Dr. Jose Ascencio-Ibanez, Teaching Assistant Professor and Coordinator of Undergraduate Research, recently returned from a one-week outreach initiative as part of the NSF-PIRE (Partnerships for International Research and Education) program.
The destination: Nairobi, at the BecA-ILRI Hub (Biosciences for East and Central Africa- International Livestock Research Institute, Nairobi, Kenya).
The aim of the project: Identify drivers of viral evolution (particularly begomoviruses) infecting cassava (Manihot esculenta).
“We are looking forward to continuing our studies and to provide students, postdocs and faculty with education in international engagement.” Ascencio-Ibanez said.

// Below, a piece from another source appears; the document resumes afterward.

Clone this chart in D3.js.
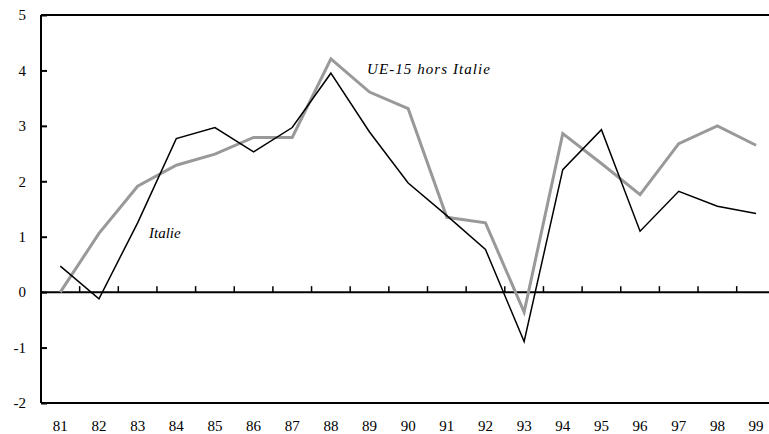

Exciting, Impactful Use Of Data
Cassava is a staple crop that feeds a lot of people in Africa and other areas of the world but is not fully considered a “cash crop.” In some areas, research in cassava is still not up to par with other roots or vegetables.
Cassava-infecting viruses fall into two main flavors (at least the most devastating ones): geminiviruses and potyviruses. For geminiviruses, also called Cassava Mosaic Disease (CMD), and for potyviruses, the common name is Cassava Brown Streak Disease (CBSD). They are transmitted by insects like whiteflies from the Bemisia genus and cause serious problems with production. CMD severely reduces productivity, while CBSD mostly makes the cassava roots either inedible or not commercially apt. Both problems have been aggravating as time passes – and one of the issues is the adaptability and rapid evolution of the viruses.
The researchers focused on CMD and the ability of the viruses to evolve in propagation experiments, where the plant is cut and re-planted, or when the transmission happens through the vector. Once the data is analyzed, the group expects to be able to propose mechanisms for control of the virus or at least provide the breeders with unequivocal information regarding which means of transmission will cause more problems down the road. This will allow breeders to better decide where to deploy selected materials.
“Our annual meeting brought people together from Rutgers University, Elizabeth City State University, Auburn University and from three different departments at NC State – Plant and Microbial Biology, Entomology and Plant Pathology and Molecular and Structural Biochemistry Departments,” Ascencio-Ibanez said. “Besides that, we also had personnel stationed at BecA who joined us for the meeting, plus our African partners from Nairobi and from the Mikocheni Agricultural Research Institute in Dar es Salaam, Tanzania.”
After two exhausting but productive days, they were able to visualize where they want to go and how they want to get there, as well as ways to strategize and distribute the workload.